Maybe one day I will be able to look through the bars of my crib and not see a prison but feel the freedom of security. My comfort.
November 1, 2014
I imagine it is a dream for most sissies/adult little girls to be a Princess, it certainly has been my dream for as long as I can remember. I have often had a kind of negative view of my own desire to be a princess, mainly because of that familiar feeling of just being a man in a dress, but I have got past that because the reality is being a princess comes from within.

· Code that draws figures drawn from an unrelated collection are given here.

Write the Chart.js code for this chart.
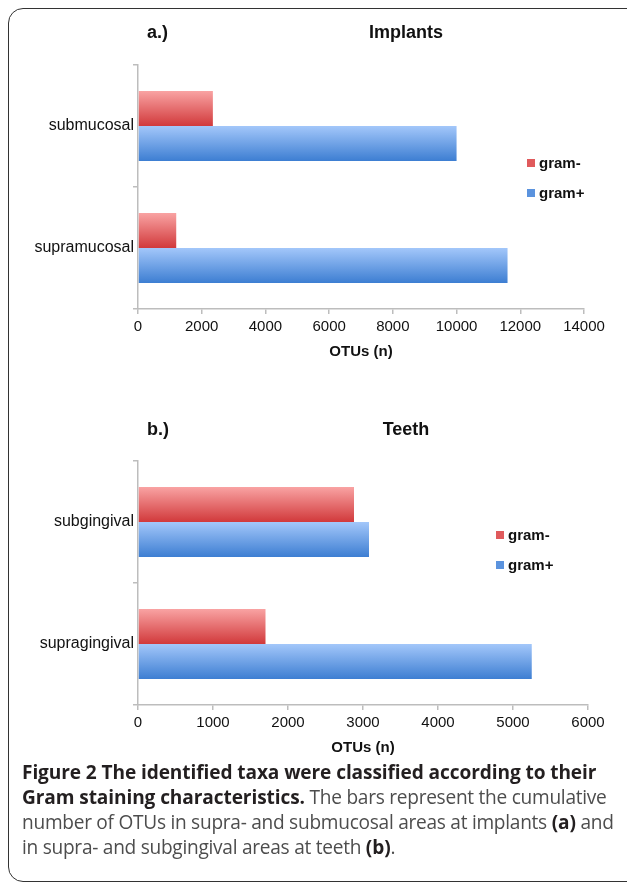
<!DOCTYPE html>
<html>
<head>
<meta charset="utf-8">
<script src="https://cdn.jsdelivr.net/npm/chart.js@4/dist/chart.umd.min.js"></script>
<style>
body { margin: 0; width: 627px; height: 884px; background: #fff; overflow: hidden; position: relative; }
#frame { position: absolute; left: 8px; top: 8px; width: 660px; height: 874px; border: 1.5px solid #333; border-radius: 15px; box-sizing: border-box; }
.wrap { position: absolute; left: 0; width: 627px; }
#wrapA { top: 0; height: 370px; }
#wrapB { top: 380px; height: 380px; }
#caption { position: absolute; left: 22px; top: 760px; font-family: 'Open Sans', sans-serif; font-size: 19.1px; line-height: 25px; color: #4d4d4d; white-space: nowrap; letter-spacing: -0.27px; }
#caption b { color: #231f20; letter-spacing: -0.1px; }
</style>
</head>
<body>
<div id="frame"></div>
<div class="wrap" id="wrapA"><canvas id="chartA"></canvas></div>
<div class="wrap" id="wrapB"><canvas id="chartB"></canvas></div>
<div id="caption">
<b>Figure 2 The identified taxa were classified according to their</b><br>
<b>Gram staining characteristics.</b> The bars represent the cumulative<br>
number of OTUs in supra- and submucosal areas at implants <b>(a)</b> and<br>
in supra- and subgingival areas at teeth <b>(b)</b>.
</div>
<script>
// datos
var seriesNames = ['gram-', 'gram+'];

var sitiosImplantes = ['submucosal', 'supramucosal'];
var gramNegImplantes = [2350, 1200];
var gramPosImplantes = [10000, 11600];
var maxImplantes = 14000;
var pasoImplantes = 2000;

var sitiosDientes = ['subgingival', 'supragingival'];
var gramNegDientes = [2880, 1700];
var gramPosDientes = [3080, 5250];
var maxDientes = 6000;
var pasoDientes = 1000;

var colores = [
    { top: '#f9a3a3', bottom: '#d1393b', legend: '#e05a5c' },
    { top: '#a3c7fa', bottom: '#3d7ed2', legend: '#5b93de' }
];

Chart.defaults.font.family = "'Liberation Sans', Arial, sans-serif";
Chart.defaults.font.size = 15;
Chart.defaults.color = '#111';

var extras = {
    id: 'extras',
    beforeDatasetsDraw: function (chart) {
        var ctx = chart.ctx;
        chart.data.datasets.forEach(function (ds, i) {
            chart.getDatasetMeta(i).data.forEach(function (bar) {
                var y0 = bar.y - bar.height / 2;
                var y1 = bar.y + bar.height / 2;
                var g = ctx.createLinearGradient(0, y0, 0, y1);
                g.addColorStop(0, colores[i].top);
                g.addColorStop(1, colores[i].bottom);
                bar.options.backgroundColor = g;
            });
        });
    },
    afterDraw: function (chart) {
        var o = chart.options.plugins.extras;
        var ctx = chart.ctx;
        ctx.save();
        ctx.fillStyle = '#111';
        ctx.textBaseline = 'middle';
        ctx.font = "bold 18px 'Liberation Sans', Arial, sans-serif";
        ctx.textAlign = 'left';
        ctx.fillText(o.tag, 147, o.titleY);
        ctx.textAlign = 'center';
        ctx.fillText(o.title, 406, o.titleY);
        // leyenda
        ctx.font = "bold 15px 'Liberation Sans', Arial, sans-serif";
        ctx.textAlign = 'left';
        chart.data.datasets.forEach(function (ds, i) {
            var y = o.legendY + i * 30;
            ctx.fillStyle = colores[i].legend;
            ctx.fillRect(o.legendX, y - 4, 8, 8);
            ctx.fillStyle = '#111';
            ctx.fillText(ds.label, o.legendX + 12, y + 1);
        });
        ctx.restore();
    }
};

function crearGrafico(id, sitios, neg, pos, maximo, paso, conf) {
    var ctx = document.getElementById(id).getContext('2d');
    return new Chart(ctx, {
        type: 'bar',
        data: {
            labels: sitios,
            datasets: [
                // funcion para que cada barra tenga sus propias opciones (degradado)
                { label: seriesNames[0], data: neg, backgroundColor: function () { return colores[0].bottom; } },
                { label: seriesNames[1], data: pos, backgroundColor: function () { return colores[1].bottom; } }
            ]
        },
        options: {
            indexAxis: 'y',
            responsive: true,
            maintainAspectRatio: false,
            animation: false,
            categoryPercentage: 0.574,
            barPercentage: 1,
            layout: { padding: { top: conf.top, right: conf.right, left: 0, bottom: 0 } },
            plugins: {
                legend: { display: false },
                tooltip: { enabled: false },
                extras: conf
            },
            scales: {
                x: {
                    min: 0,
                    max: maximo,
                    ticks: { stepSize: paso, padding: 4, color: '#111', callback: function (v) { return String(v); } },
                    grid: { drawOnChartArea: false, drawTicks: true, tickLength: 5, color: '#bdbdbd', lineWidth: 1.5 },
                    border: { color: '#bdbdbd', width: 1.5 },
                    title: { display: true, text: 'OTUs (n)', font: { weight: 'bold', size: 15 }, color: '#111', padding: { top: 0, bottom: conf.titlePad } },
                    afterFit: function (scale) {
                        scale.height = conf.xHeight;
                        scale.paddingLeft = 0;
                        scale.paddingRight = 0;
                    }
                },
                y: {
                    ticks: { padding: -1, color: '#111', font: { size: 16 } },
                    grid: { drawOnChartArea: false, drawTicks: true, tickLength: 5, color: '#bdbdbd', lineWidth: 1.5 },
                    border: { color: '#bdbdbd', width: 1.5 },
                    afterFit: function (scale) {
                        scale.width = 138;
                        scale.paddingTop = 0;
                        scale.paddingBottom = 0;
                    }
                }
            }
        },
        plugins: [extras]
    });
}

crearGrafico('chartA', sitiosImplantes, gramNegImplantes, gramPosImplantes, maxImplantes, pasoImplantes, {
    top: 65, right: 43, xHeight: 61, titlePad: 9,
    tag: 'a.)', title: 'Implants', titleY: 33, legendX: 527, legendY: 163
});

crearGrafico('chartB', sitiosDientes, gramNegDientes, gramPosDientes, maxDientes, pasoDientes, {
    top: 81, right: 39, xHeight: 55, titlePad: 3,
    tag: 'b.)', title: 'Teeth', titleY: 50, legendX: 496, legendY: 155
});
</script>
</body>
</html>
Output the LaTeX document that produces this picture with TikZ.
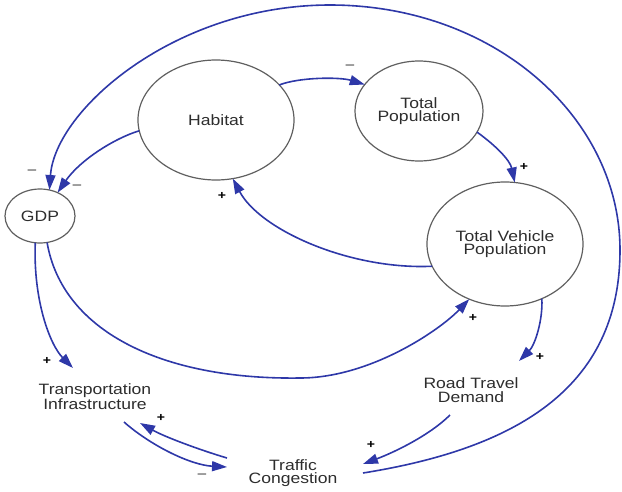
\documentclass[tikz,border=0pt]{standalone}
\usepackage{fontspec}
\setmainfont{Liberation Sans}[FakeStretch=1.17]
\usetikzlibrary{arrows.meta,calc,shapes.geometric}
\definecolor{linkblue}{RGB}{46,56,168}
\definecolor{rimgray}{RGB}{95,95,95}
\definecolor{inkgray}{RGB}{45,45,45}
\begin{document}
\begin{tikzpicture}[x=1pt,y=-1pt,
  stock/.style={ellipse, draw=rimgray, line width=1.2pt, inner sep=0pt, outer sep=0pt,
    align=center, text=inkgray, font=\fontsize{15}{13.5}\selectfont},
  varlabel/.style={align=center, text=inkgray, inner sep=0pt, outer sep=0pt,
    font=\fontsize{15}{13.5}\selectfont},
  link/.style={draw=linkblue, line width=1.6pt, -{Triangle[length=15pt,width=10pt]}},
  pluslabel/.style={inner sep=0pt, text=black, font=\fontsize{12}{12}\selectfont\bfseries},
  minuslabel/.style={inner sep=0pt, text=rimgray!80!black, font=\fontsize{15}{15}\selectfont}
]
\useasboundingbox (0,0) rectangle (622,491);

% stocks
\node[stock, minimum width=156pt, minimum height=120pt] (hab) at (216,120) {Habitat};
\node[stock, minimum width=128pt, minimum height=100pt] (tp) at (419,111) {Total\\Population};
\node[stock, minimum width=156pt, minimum height=124pt] (tvp) at (505,244) {Total Vehicle\\Population};
\node[stock, minimum width=70pt, minimum height=54pt] (gdp) at (40,216) {GDP};

% auxiliary variables
\node[varlabel] (ti) at (95,397) {Transportation\\Infrastructure};
\node[varlabel] (rtd) at (471,390) {Road Travel\\Demand};
\node[varlabel] (tc) at (293,473) {Traffic\\Congestion};

% link end points beside the plain-text variables
\coordinate (ostart) at ($(tc)+(70,0)$);
\coordinate (tcrin) at ($(tc)+(70,-9)$);
\coordinate (tclout) at ($(tc)+(-66,-15)$);
\coordinate (tclin) at ($(tc)+(-66,-6)$);
\coordinate (tiin) at ($(ti)+(-22,-29)$);
\coordinate (tiout) at ($(ti)+(29,25)$);
\coordinate (tirin) at ($(ti)+(45,26)$);
\coordinate (rtdin) at ($(rtd)+(48,-29)$);
\coordinate (rtdout) at ($(rtd)+(-21,25)$);

% outer loop: congestion back to GDP
\draw[link] (ostart) .. controls (513,449) and (620,390) .. (620,250)
  .. controls (620,118) and (495,5) .. (330,5)
  .. controls (175,5) and (55,110) .. (gdp.70);

% habitat links
\draw[link] (hab.188) .. controls (115,138) and (80,160) .. (gdp.53);
\draw[link] (hab.29) .. controls (300,77) and (340,77) .. (tp.154);

% population to vehicles and back to habitat
\draw[link] (tp.340) .. controls (495,145) and (510,160) .. (tvp.81);
\draw[link] (tvp.197) .. controls (350,270) and (260,230) .. (hab.286);

% GDP links
\draw[link] (gdp.285) .. controls (62,330) and (160,380) .. (300,378)
  .. controls (370,378) and (440,330) .. (tvp.237);
\draw[link] (gdp.260) .. controls (33,300) and (50,345) .. (tiin);

% travel demand and congestion
\draw[link] (tvp.304) .. controls (543,320) and (535,345) .. (rtdin);
\draw[link] (rtdout) .. controls (430,435) and (395,452) .. (tcrin);
\draw[link] (tclout) .. controls (200,450) and (165,437) .. (tirin);
\draw[link] (tiout) .. controls (150,445) and (190,465) .. (tclin);

% link polarities
\node[minuslabel] (p1) at (32,173) {−};
\node[minuslabel] (p2) at (77,188) {−};
\node[minuslabel] (p3) at (350,68) {−};
\node[pluslabel] (p4) at (524,167) {+};
\node[pluslabel] (p5) at (222,196) {+};
\node[pluslabel] (p6) at (473,318) {+};
\node[pluslabel] (p7) at (540,357) {+};
\node[pluslabel] (p8) at (47,361) {+};
\node[pluslabel] (p9) at (371,445) {+};
\node[pluslabel] (p10) at (161,418) {+};
\node[minuslabel] (p11) at (202,477) {−};
\end{tikzpicture}
\end{document}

Whether it was the Princesses from the fairy tales or the Disney Princesses, I was always fascinated by them as a generic child, as a ‘boy’. In many ways it was the contrast to what boys did that first struck a chord, but also that it was gentle, innocent. Being a boy could be fun sometimes, I didn’t spend my generic childhood in gender trauma, but it sure was frightening sometimes and you couldn’t let your guard down for a moment. But the little girl world, the almost exaggerated girly girly world seemed so care free in terms of expression, there was no need to be tough, rough and sometimes cruel, it was all about friendship, sharing and being kind – well that was my view.
I cannot tell you how many times I wanted to wake up in a room like that, be like those girls.
I now feel the heart of the Princess inside me beating louder and stronger, she dreams of that magical land, of unicorns and rainbows, where the harshness of real world is a distant memory and the monsters cannot reach her.
As my little girl self has evolved she has become more prominent and she lets herself be known during the day in various ways. What is becoming even more clearer is Samantha needs her time in the sun, she needs to express, to create, to just simply be. And she will. I am Samantha.